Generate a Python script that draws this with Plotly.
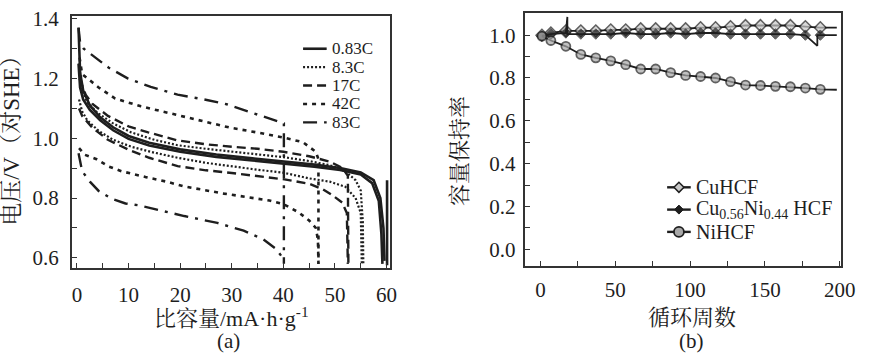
import plotly.graph_objects as go

W, H = 873, 356
FONT = "Liberation Serif, Noto Serif CJK SC, Noto Sans CJK SC, serif"
INK = "#1e1e1e"

# ---------------- panel (a): voltage vs specific capacity ----------------
rates = ["0.83C", "8.3C", "17C", "42C", "83C"]

c083_up_x = [0.3, 0.6, 1.2, 2.5, 4.5, 7, 10, 14, 20, 27, 34, 40, 46, 51, 55, 57.5, 58.8, 59.4, 59.6]
c083_up_y = [1.37, 1.22, 1.16, 1.11, 1.07, 1.037, 1.008, 0.985, 0.963, 0.946, 0.933, 0.923, 0.912, 0.901, 0.886, 0.86, 0.80, 0.70, 0.59]
c083_lo_x = [0.3, 0.6, 1.2, 2.5, 4.5, 7, 10, 14, 20, 27, 34, 40, 46, 51, 55, 57.2, 58.5, 59.0, 59.2]
c083_lo_y = [1.25, 1.17, 1.13, 1.095, 1.06, 1.027, 0.998, 0.976, 0.955, 0.938, 0.926, 0.916, 0.905, 0.894, 0.879, 0.85, 0.79, 0.68, 0.58]
c083_end_x = [60.1, 60.1]
c083_end_y = [0.86, 0.575]

c83_up_x = [0.4, 1, 2, 4, 7, 10.5, 15, 19.5, 25, 30, 35, 40, 45, 49, 52, 54, 55, 55.4, 55.5]
c83_up_y = [1.25, 1.16, 1.12, 1.085, 1.05, 1.02, 0.995, 0.977, 0.965, 0.955, 0.946, 0.937, 0.924, 0.91, 0.89, 0.86, 0.825, 0.72, 0.58]
c83_lo_x = [0.4, 1, 2, 4.2, 7, 10.5, 15, 19.5, 25, 30, 35, 40, 45, 49, 52, 54, 55, 55.2]
c83_lo_y = [1.13, 1.09, 1.06, 1.025, 0.995, 0.972, 0.952, 0.935, 0.918, 0.906, 0.895, 0.885, 0.866, 0.855, 0.838, 0.80, 0.75, 0.58]

c17_up_x = [0.5, 1.7, 3, 6, 10, 13.8, 19.5, 25, 30, 35, 40, 45, 49, 51.5, 52.5, 52.6]
c17_up_y = [1.2, 1.145, 1.115, 1.075, 1.04, 1.02, 0.993, 0.98, 0.972, 0.965, 0.955, 0.94, 0.922, 0.9, 0.875, 0.58]
c17_lo_x = [0.4, 1, 3, 6, 10, 14, 19.5, 25, 30, 35, 40.5, 45, 47.6, 49.5, 51.4, 52.3, 52.5]
c17_lo_y = [1.1, 1.075, 1.035, 0.995, 0.962, 0.935, 0.907, 0.893, 0.884, 0.874, 0.862, 0.848, 0.83, 0.81, 0.785, 0.75, 0.58]

c42_up_x = [0.5, 1, 4.2, 7.4, 12.4, 17.6, 23.9, 29.6, 34.8, 39.9, 43.8, 46.3, 46.8, 46.8]
c42_up_y = [1.27, 1.215, 1.17, 1.133, 1.107, 1.085, 1.06, 1.036, 1.02, 1.003, 0.987, 0.955, 0.93, 0.58]
c42_lo_x = [0.4, 1.5, 3.8, 6.1, 8.6, 10.9, 13.4, 17.6, 20.5, 28.5, 33, 37.3, 40, 43, 45, 46.3, 46.7, 46.8]
c42_lo_y = [0.967, 0.945, 0.93, 0.906, 0.89, 0.88, 0.87, 0.854, 0.84, 0.815, 0.803, 0.792, 0.78, 0.752, 0.725, 0.70, 0.66, 0.58]

c830_up_x = [0.3, 0.6, 1.3, 6.1, 9.9, 14.3, 19.5, 24.7, 29, 34.2, 38.6, 40.1, 40.1]
c830_up_y = [1.37, 1.32, 1.30, 1.237, 1.2, 1.172, 1.146, 1.13, 1.114, 1.085, 1.059, 1.05, 0.58]
c830_lo_x = [0.3, 1, 2.5, 4.2, 6.7, 9.4, 11.9, 14.3, 17, 20.8, 27.2, 32.3, 36.1, 38.6, 40]
c830_lo_y = [0.95, 0.89, 0.855, 0.824, 0.798, 0.782, 0.776, 0.766, 0.756, 0.74, 0.717, 0.691, 0.662, 0.63, 0.597]

curves = {
    "0.83C": [(c083_up_x, c083_up_y), (c083_lo_x, c083_lo_y), (c083_end_x, c083_end_y)],
    "8.3C": [(c83_up_x, c83_up_y), (c83_lo_x, c83_lo_y)],
    "17C": [(c17_up_x, c17_up_y), (c17_lo_x, c17_lo_y)],
    "42C": [(c42_up_x, c42_up_y), (c42_lo_x, c42_lo_y)],
    "83C": [(c830_up_x, c830_up_y), (c830_lo_x, c830_lo_y)],
}
styles = {
    "0.83C": dict(dash="solid", width=2.6),
    "8.3C": dict(dash="2px,2px", width=2.2),
    "17C": dict(dash="9px,5px", width=2.4),
    "42C": dict(dash="4px,5px", width=2.6),
    "83C": dict(dash="14px,7px,3px,7px", width=2.4),
}

# ---------------- panel (b): capacity retention vs cycle number ----------------
cycles = [1, 7, 17, 27, 37, 47, 57, 67, 77, 87, 97, 107, 117, 127, 137, 147, 157, 167, 177, 187, 198]
cuhcf = [1.0, 1.01, 1.02, 1.02, 1.02, 1.025, 1.025, 1.03, 1.03, 1.03, 1.03, 1.035, 1.035, 1.04, 1.045,
         1.045, 1.045, 1.045, 1.04, 1.035, 1.035]
nihcf = [0.995, 0.975, 0.948, 0.91, 0.894, 0.88, 0.862, 0.842, 0.842, 0.825, 0.812, 0.807, 0.8, 0.783,
         0.767, 0.765, 0.761, 0.759, 0.753, 0.747, 0.745]
# Cu0.56Ni0.44 HCF, including the two single-cycle spikes visible near cycles 18 and 185
cuni_cycles = [1, 7, 17, 18, 18, 27, 37, 47, 57, 67, 77, 87, 97, 107, 117, 127, 137, 147, 157, 167, 177,
               185, 185, 187, 198]
cuni = [0.995, 1.005, 1.01, 1.085, 1.005, 1.005, 1.005, 1.005, 1.01, 1.005, 1.005, 1.01, 1.005, 1.01,
        1.01, 1.005, 1.005, 1.005, 1.005, 1.005, 1.0, 0.95, 1.0, 1.0, 1.0]
cuni_marked = [True, True, True, False, False] + [True] * 16 + [False, False, True, False]

series_b = [
    ("CuHCF", cycles, cuhcf, [True] * 20 + [False],
     dict(symbol="diamond", size=9, color="#c8c8c8", line=dict(color=INK, width=1.5))),
    ("Cu<sub>0.56</sub>Ni<sub>0.44</sub> HCF", cuni_cycles, cuni, cuni_marked,
     dict(symbol="diamond", size=8, color=INK, line=dict(color=INK, width=1))),
    ("NiHCF", cycles, nihcf, [True] * 20 + [False],
     dict(symbol="circle", size=9, color="#a8a8a8", line=dict(color=INK, width=1.8))),
]

fig = go.Figure()

for r in rates:
    xs, ys = [], []
    for sx, sy in curves[r]:
        xs += list(sx) + [None]
        ys += list(sy) + [None]
    fig.add_trace(go.Scatter(x=xs, y=ys, mode="lines", name=r, showlegend=False,
                             connectgaps=False, line=dict(color=INK, **styles[r]),
                             xaxis="x", yaxis="y"))

for name, xv, vals, marked, mk in series_b:
    m = dict(mk)
    m["size"] = [mk["size"] if f else 0 for f in marked]
    fig.add_trace(go.Scatter(x=xv, y=vals, mode="lines+markers", name=name, showlegend=False,
                             line=dict(color=INK, width=1.8), marker=m,
                             xaxis="x2", yaxis="y2"))


def px_x(p):
    return p / W


def px_y(p):
    return 1 - p / H


axis_common = dict(showline=True, mirror=True, linecolor="#333", linewidth=1.6,
                   ticks="inside", ticklen=5, tickwidth=1.3, tickcolor="#333",
                   showgrid=False, zeroline=False, ticklabeloverflow="allow",
                   tickfont=dict(family=FONT, size=21, color=INK))
minor_common = dict(ticks="inside", ticklen=5, tickcolor="#333")

fig.update_layout(
    width=W, height=H,
    margin=dict(l=0, r=0, t=0, b=0),
    paper_bgcolor="white", plot_bgcolor="white",
    font=dict(family=FONT, color=INK),
    showlegend=False,
    xaxis=dict(domain=[px_x(73), px_x(396)], range=[-1, 60.6], dtick=10, tick0=0,
               ticklabelstandoff=7, minor=dict(dtick=5, **minor_common), **axis_common),
    yaxis=dict(domain=[px_y(267), px_y(7)], range=[0.567, 1.41], dtick=0.2, tick0=0.6,
               tickformat=".1f", ticklabelstandoff=7,
               minor=dict(dtick=0.1, **minor_common), **axis_common),
    xaxis2=dict(domain=[px_x(534), px_x(855)], range=[-10, 201], dtick=50, tick0=0,
                ticklabelstandoff=4, minor=dict(dtick=25, **minor_common),
                anchor="y2", **axis_common),
    yaxis2=dict(domain=[px_y(265), px_y(4)], range=[-0.077, 1.104], dtick=0.2, tick0=0,
                tickformat=".1f", ticklabelstandoff=4,
                minor=dict(dtick=0.1, **minor_common), anchor="x2", **axis_common),
)

# legend of panel (a): line swatch + label per rate
leg_rows_a = [41, 60, 79, 98, 117]
for r, py in zip(rates, leg_rows_a):
    fig.add_shape(type="line", xref="paper", yref="paper",
                  x0=px_x(308), x1=px_x(332), y0=px_y(py), y1=px_y(py),
                  line=dict(color=INK, **styles[r]))
    fig.add_annotation(text=r, xref="paper", yref="paper", x=px_x(335), y=px_y(py),
                       xanchor="left", yanchor="middle", showarrow=False,
                       font=dict(family=FONT, size=17, color=INK))

# legend of panel (b): line swatch + marker + label per series
leg_rows_b = [184, 207, 230]
for (name, _, _, _, mk), py in zip(series_b, leg_rows_b):
    fig.add_shape(type="line", xref="paper", yref="paper",
                  x0=px_x(678), x1=px_x(702), y0=px_y(py), y1=px_y(py),
                  line=dict(color=INK, width=2.4))
    s = mk["size"] / 2 + 0.5
    if mk["symbol"] == "circle":
        fig.add_shape(type="circle", xref="paper", yref="paper",
                      xsizemode="pixel", ysizemode="pixel",
                      xanchor=px_x(690), yanchor=px_y(py),
                      x0=-s, x1=s, y0=-s, y1=s,
                      fillcolor=mk["color"], line=dict(color=INK, width=mk["line"]["width"]))
    else:
        fig.add_shape(type="path", xref="paper", yref="paper",
                      xsizemode="pixel", ysizemode="pixel",
                      xanchor=px_x(690), yanchor=px_y(py),
                      path=f"M 0 {s} L {s} 0 L 0 {-s} L {-s} 0 Z",
                      fillcolor=mk["color"], line=dict(color=INK, width=mk["line"]["width"]))
    fig.add_annotation(text=name, xref="paper", yref="paper", x=px_x(705), y=px_y(py),
                       xanchor="left", yanchor="middle", showarrow=False,
                       font=dict(family=FONT, size=20, color=INK))

titles = [
    ("电压/V（对SHE）", 12, 130, -90, 23),
    ("比容量/mA·h·g<sup>-1</sup>", 235, 318, 0, 22),
    ("(a)", 232, 343, 0, 21),
    ("容量保持率", 467, 147, -90, 22),
    ("循环周数", 703, 318, 0, 22),
    ("(b)", 703, 343, 0, 21),
]
for t, x, y, ang, fs in titles:
    fig.add_annotation(text=t, xref="paper", yref="paper", x=px_x(x), y=px_y(y),
                       xanchor="center", yanchor="middle", showarrow=False, textangle=ang,
                       font=dict(family=FONT, size=fs, color=INK))

# the page body has a default 8px margin; remove it so the 873x356 figure fills the window
fig.write_html("out.html", config={"displayModeBar": False},
               post_script="document.body.style.margin='0';")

### Task brief:
Begin at the first line of the material and copy each line exactly through the one containing "c083_end_y = [0.86, 0.575]". Omit pictures.

### Exercise result:
Generate a Python script that draws this with Plotly.
import plotly.graph_objects as go

W, H = 873, 356
FONT = "Liberation Serif, Noto Serif CJK SC, Noto Sans CJK SC, serif"
INK = "#1e1e1e"

# ---------------- panel (a): voltage vs specific capacity ----------------
rates = ["0.83C", "8.3C", "17C", "42C", "83C"]

c083_up_x = [0.3, 0.6, 1.2, 2.5, 4.5, 7, 10, 14, 20, 27, 34, 40, 46, 51, 55, 57.5, 58.8, 59.4, 59.6]
c083_up_y = [1.37, 1.22, 1.16, 1.11, 1.07, 1.037, 1.008, 0.985, 0.963, 0.946, 0.933, 0.923, 0.912, 0.901, 0.886, 0.86, 0.80, 0.70, 0.59]
c083_lo_x = [0.3, 0.6, 1.2, 2.5, 4.5, 7, 10, 14, 20, 27, 34, 40, 46, 51, 55, 57.2, 58.5, 59.0, 59.2]
c083_lo_y = [1.25, 1.17, 1.13, 1.095, 1.06, 1.027, 0.998, 0.976, 0.955, 0.938, 0.926, 0.916, 0.905, 0.894, 0.879, 0.85, 0.79, 0.68, 0.58]
c083_end_x = [60.1, 60.1]
c083_end_y = [0.86, 0.575]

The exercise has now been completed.